WORK TO DO
Retype exactly what runs from the first line of the data to the line with "const detailCategories = ['RoboVan', 'U-Shift'];", keeping both of those lines and skipping pictures.

INFORMATION PROVIDED
——

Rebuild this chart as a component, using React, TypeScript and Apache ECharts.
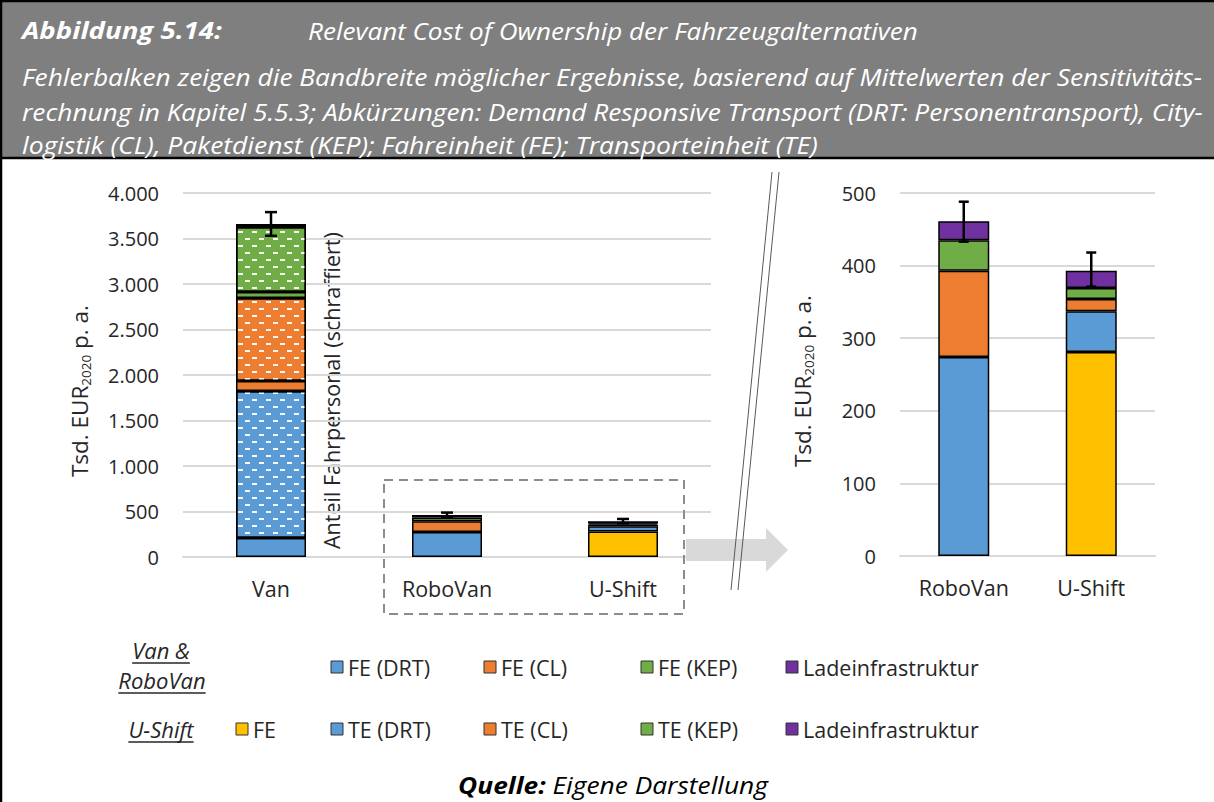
import React, { useEffect, useRef } from 'react';
import * as echarts from 'echarts';

// Categories of the overview chart and of the enlarged detail chart
const overviewCategories = ['Van', 'RoboVan', 'U-Shift'];
const detailCategories = ['RoboVan', 'U-Shift'];

// Stacked cost components in Tsd. EUR2020 p. a. (order: Van, RoboVan, U-Shift)
const feUShift = [null, null, 281];
const drtBase = [209, 274, 56];
const drtDriver = [1615, null, null];
const clBase = [110, 119, 17];
const clDriver = [912, null, null];
const kepBase = [66, 42, 15];
const kepDriver = [714, null, null];
const chargingInfra = [33, 26, 24];

// Range of possible results (error bars)
const rangeLow = [3530, 433, 371];
const rangeHigh = [3790, 488, 418];

// Value axes
const overviewAxis = { min: 0, max: 4000, interval: 500 };
const detailAxis = { min: 0, max: 500, interval: 100 };

// Legend entries
const vanLegend = ['FE (DRT)', 'FE (CL)', 'FE (KEP)', 'Ladeinfrastruktur'];
const uShiftLegend = ['FE', 'TE (DRT)', 'TE (CL)', 'TE (KEP)', 'Ladeinfrastruktur'];

// Header and footer texts
const figureLabel = 'Abbildung 5.14:';
const figureTitle = 'Relevant Cost of Ownership der Fahrzeugalternativen';
const figureNote = [
  'Fehlerbalken zeigen die Bandbreite möglicher Ergebnisse, basierend auf Mittelwerten der Sensitivitäts-',
  'rechnung in Kapitel 5.5.3; Abkürzungen: Demand Responsive Transport (DRT: Personentransport), City-',
  'logistik (CL), Paketdienst (KEP); Fahreinheit (FE); Transporteinheit (TE)',
];

const FONT = '"Open Sans", "Noto Sans", sans-serif';
const INK = '#262626';
const GRID = '#d9d9d9';
const LABEL_SIZE = 21.5;
const TICK_SIZE = 20;
const C = {
  yellow: '#FFC000',
  blue: '#5B9BD5',
  orange: '#ED7D31',
  green: '#70AD47',
  purple: '#7030A0',
};

const driverDecal = {
  symbol: 'rect',
  symbolSize: 1,
  color: 'rgba(255,255,255,0.95)',
  dashArrayX: [
    [5, 9],
    [0, 7, 5, 2],
  ],
  dashArrayY: [1.8, 4.3],
  rotation: 0,
};

const stackOrder = [
  { name: 'FE U-Shift', values: feUShift, color: C.yellow, hatched: false },
  { name: 'DRT', values: drtBase, color: C.blue, hatched: false },
  { name: 'DRT Fahrpersonal', values: drtDriver, color: C.blue, hatched: true },
  { name: 'CL', values: clBase, color: C.orange, hatched: false },
  { name: 'CL Fahrpersonal', values: clDriver, color: C.orange, hatched: true },
  { name: 'KEP', values: kepBase, color: C.green, hatched: false },
  { name: 'KEP Fahrpersonal', values: kepDriver, color: C.green, hatched: true },
  { name: 'Ladeinfrastruktur', values: chargingInfra, color: C.purple, hatched: false },
];

const legendColors = {
  'FE (DRT)': C.blue,
  'FE (CL)': C.orange,
  'FE (KEP)': C.green,
  FE: C.yellow,
  'TE (DRT)': C.blue,
  'TE (CL)': C.orange,
  'TE (KEP)': C.green,
  Ladeinfrastruktur: C.purple,
};
const legendColumnX = {
  'FE (DRT)': 331,
  'TE (DRT)': 331,
  'FE (CL)': 484,
  'TE (CL)': 484,
  'FE (KEP)': 641,
  'TE (KEP)': 641,
  FE: 236,
  Ladeinfrastruktur: 786,
};

let measureCtx: CanvasRenderingContext2D | null = null;
function textWidth(text: string, font: string) {
  if (!measureCtx) measureCtx = document.createElement('canvas').getContext('2d');
  measureCtx!.font = font;
  return measureCtx!.measureText(text).width;
}

function fittedText(
  text: string,
  x: number,
  y: number,
  width: number,
  size: number,
  weight: string,
  color: string
) {
  const w = textWidth(text, `italic ${weight} ${size}px ${FONT}`);
  return {
    type: 'text',
    x,
    y,
    scaleX: width / w,
    style: {
      text,
      fontFamily: FONT,
      fontSize: size,
      fontStyle: 'italic',
      fontWeight: weight,
      fill: color,
      align: 'left',
      verticalAlign: 'middle',
    },
  };
}

function thousands(v: number) {
  return String(v).replace(/\B(?=(\d{3})+(?!\d))/g, '.');
}

function errorBarSeries(axisIndex: number, offset: number, cap: number) {
  const cats = axisIndex === 0 ? overviewCategories : detailCategories;
  return {
    type: 'custom',
    xAxisIndex: axisIndex,
    yAxisIndex: axisIndex,
    z: 10,
    silent: true,
    encode: { x: 0, y: [1, 2] },
    data: cats.map((_, i) => [i, rangeLow[i + offset], rangeHigh[i + offset]]),
    renderItem: (_params: any, api: any) => {
      const i = api.value(0);
      const lo = api.coord([i, api.value(1)]);
      const hi = api.coord([i, api.value(2)]);
      const style = { stroke: '#000', lineWidth: 2.5 };
      return {
        type: 'group',
        children: [
          { type: 'line', shape: { x1: lo[0], y1: lo[1], x2: hi[0], y2: hi[1] }, style },
          { type: 'line', shape: { x1: hi[0] - cap, y1: hi[1], x2: hi[0] + cap, y2: hi[1] }, style },
          { type: 'line', shape: { x1: lo[0] - cap, y1: lo[1], x2: lo[0] + cap, y2: lo[1] }, style },
        ],
      };
    },
  };
}

function axisTitle(x: number, y: number) {
  return {
    type: 'text',
    x,
    y,
    rotation: Math.PI / 2,
    style: {
      text: '{m|Tsd. EUR}{s|2020}{m| p. a.}',
      align: 'center',
      verticalAlign: 'middle',
      fill: INK,
      rich: {
        m: { fontFamily: FONT, fontSize: 22.5, lineHeight: 28, fill: INK },
        s: { fontFamily: FONT, fontSize: 13.5, lineHeight: 15, verticalAlign: 'bottom', fill: INK },
      },
    },
  };
}

function underlinedLabel(text: string, cx: number, cy: number) {
  const size = 22;
  const w = textWidth(text, `italic ${size}px ${FONT}`);
  return [
    {
      type: 'text',
      x: cx,
      y: cy,
      style: {
        text,
        fontFamily: FONT,
        fontSize: size,
        fontStyle: 'italic',
        fill: INK,
        align: 'center',
        verticalAlign: 'middle',
      },
    },
    {
      type: 'line',
      shape: { x1: cx - w / 2, y1: cy + 13, x2: cx + w / 2, y2: cy + 13 },
      style: { stroke: INK, lineWidth: 1.3 },
    },
  ];
}

function legendRow(items: string[], y: number) {
  const out: any[] = [];
  items.forEach((name) => {
    const x = (legendColumnX as any)[name];
    out.push({
      type: 'rect',
      shape: { x, y: y - 6, width: 12, height: 12 },
      style: { fill: (legendColors as any)[name], stroke: '#333', lineWidth: 1 },
    });
    out.push({
      type: 'text',
      x: x + 17,
      y,
      style: {
        text: name,
        fontFamily: FONT,
        fontSize: LABEL_SIZE,
        fill: INK,
        align: 'left',
        verticalAlign: 'middle',
      },
    });
  });
  return out;
}

function buildOption() {
  const series: any[] = [];
  [0, 1].forEach((g) => {
    stackOrder.forEach((s) => {
      const data = g === 0 ? s.values : s.values.slice(1);
      if (data.every((v) => v == null)) return;
      const itemStyle: any = {
        color: s.color,
        borderColor: '#000',
        borderWidth: 1.5,
      };
      if (s.hatched) itemStyle.decal = driverDecal;
      series.push({
        type: 'bar',
        name: s.name,
        xAxisIndex: g,
        yAxisIndex: g,
        stack: 'total' + g,
        barWidth: g === 0 ? 70 : 51,
        data,
        itemStyle,
        silent: true,
      });
    });
  });
  series.push(errorBarSeries(0, 0, 6));
  series.push(errorBarSeries(1, 1, 5));

  const catAxis = (g: number, data: string[]) => ({
    type: 'category',
    gridIndex: g,
    data,
    axisLine: { lineStyle: { color: GRID, width: 2 } },
    axisTick: { show: false },
    axisLabel: { fontFamily: FONT, fontSize: LABEL_SIZE, color: INK, margin: 20 },
  });
  const valAxis = (g: number, a: any) => ({
    type: 'value',
    gridIndex: g,
    min: a.min,
    max: a.max,
    interval: a.interval,
    axisLine: { show: false },
    axisTick: { show: false },
    splitLine: { lineStyle: { color: GRID, width: 2 } },
    axisLabel: {
      fontFamily: FONT,
      fontSize: TICK_SIZE,
      color: INK,
      margin: 24,
      formatter: (v: number) => thousands(v),
    },
  });

  const graphic: any[] = [
    // header band
    {
      type: 'rect',
      shape: { x: 1, y: 1, width: 1230, height: 157 },
      style: { fill: '#7f7f7f', stroke: '#000', lineWidth: 2.5 },
    },
    fittedText(figureLabel, 22, 30, 200, 24, 'bold', '#fff'),
    fittedText(figureTitle, 308, 30, 610, 24, 'normal', '#fff'),
    fittedText(figureNote[0], 22, 76, 1181, 24, 'normal', '#fff'),
    fittedText(figureNote[1], 22, 111, 1181, 24, 'normal', '#fff'),
    fittedText(figureNote[2], 22, 145, 796, 24, 'normal', '#fff'),
    // frame line on the left
    {
      type: 'line',
      shape: { x1: 1, y1: 158, x2: 1, y2: 802 },
      style: { stroke: '#000', lineWidth: 2.5 },
    },
    // arrow pointing at the detail chart
    {
      type: 'polygon',
      shape: {
        points: [
          [686, 539],
          [766, 539],
          [766, 528],
          [788, 550],
          [766, 572],
          [766, 561],
          [686, 561],
        ],
      },
      style: { fill: GRID },
    },
    // axis break marks
    {
      type: 'line',
      shape: { x1: 772, y1: 172, x2: 731, y2: 590 },
      style: { stroke: '#595959', lineWidth: 1 },
    },
    {
      type: 'line',
      shape: { x1: 779, y1: 172, x2: 738, y2: 590 },
      style: { stroke: '#595959', lineWidth: 1 },
    },
    // dashed frame around the enlarged categories
    {
      type: 'rect',
      z: 20,
      shape: { x: 384, y: 480, width: 300, height: 134 },
      style: { fill: 'none', stroke: '#8c8c8c', lineWidth: 2, lineDash: [9, 6] },
    },
    {
      type: 'text',
      x: 331,
      y: 549,
      rotation: Math.PI / 2,
      style: {
        text: 'Anteil Fahrpersonal (schraffiert)',
        fontFamily: FONT,
        fontSize: LABEL_SIZE,
        fill: INK,
        align: 'left',
        verticalAlign: 'middle',
      },
    },
    axisTitle(79, 391),
    axisTitle(802, 381),
    ...underlinedLabel('Van &', 161, 650),
    ...underlinedLabel('RoboVan', 162, 680),
    ...underlinedLabel('U-Shift', 161, 729),
    ...legendRow(vanLegend, 667),
    ...legendRow(uShiftLegend, 729),
  ];

  // footer
  const qW =
    textWidth('Quelle:', `italic bold 24px ${FONT}`) +
    textWidth(' Eigene Darstellung', `italic 24px ${FONT}`);
  graphic.push({
    type: 'text',
    x: 613,
    y: 784,
    scaleX: 310 / qW,
    style: {
      text: '{b|Quelle:}{n| Eigene Darstellung}',
      align: 'center',
      verticalAlign: 'middle',
      rich: {
        b: { fontFamily: FONT, fontSize: 24, fontStyle: 'italic', fontWeight: 'bold', fill: '#000' },
        n: { fontFamily: FONT, fontSize: 24, fontStyle: 'italic', fill: '#000' },
      },
    },
  });

  return {
    animation: false,
    backgroundColor: '#fff',
    textStyle: { fontFamily: FONT },
    grid: [
      { left: 183, top: 193, width: 528, height: 364 },
      { left: 900, top: 193, width: 255, height: 363 },
    ],
    xAxis: [catAxis(0, overviewCategories), catAxis(1, detailCategories)],
    yAxis: [valAxis(0, overviewAxis), valAxis(1, detailAxis)],
    series,
    graphic,
  };
}

export default function App() {
  const ref = useRef<HTMLDivElement>(null);
  useEffect(() => {
    if (!ref.current) return;
    const chart = echarts.init(ref.current, null, { renderer: 'svg' });
    chart.setOption(buildOption() as any);
    return () => chart.dispose();
  }, []);
  return (
    <div
      ref={ref}
      style={{ position: 'absolute', left: 0, top: 0, width: 1214, height: 802, background: '#fff' }}
    />
  );
}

——

CORRECT ANSWER
Rebuild this chart as a component, using React, TypeScript and Apache ECharts.
import React, { useEffect, useRef } from 'react';
import * as echarts from 'echarts';

// Categories of the overview chart and of the enlarged detail chart
const overviewCategories = ['Van', 'RoboVan', 'U-Shift'];
const detailCategories = ['RoboVan', 'U-Shift'];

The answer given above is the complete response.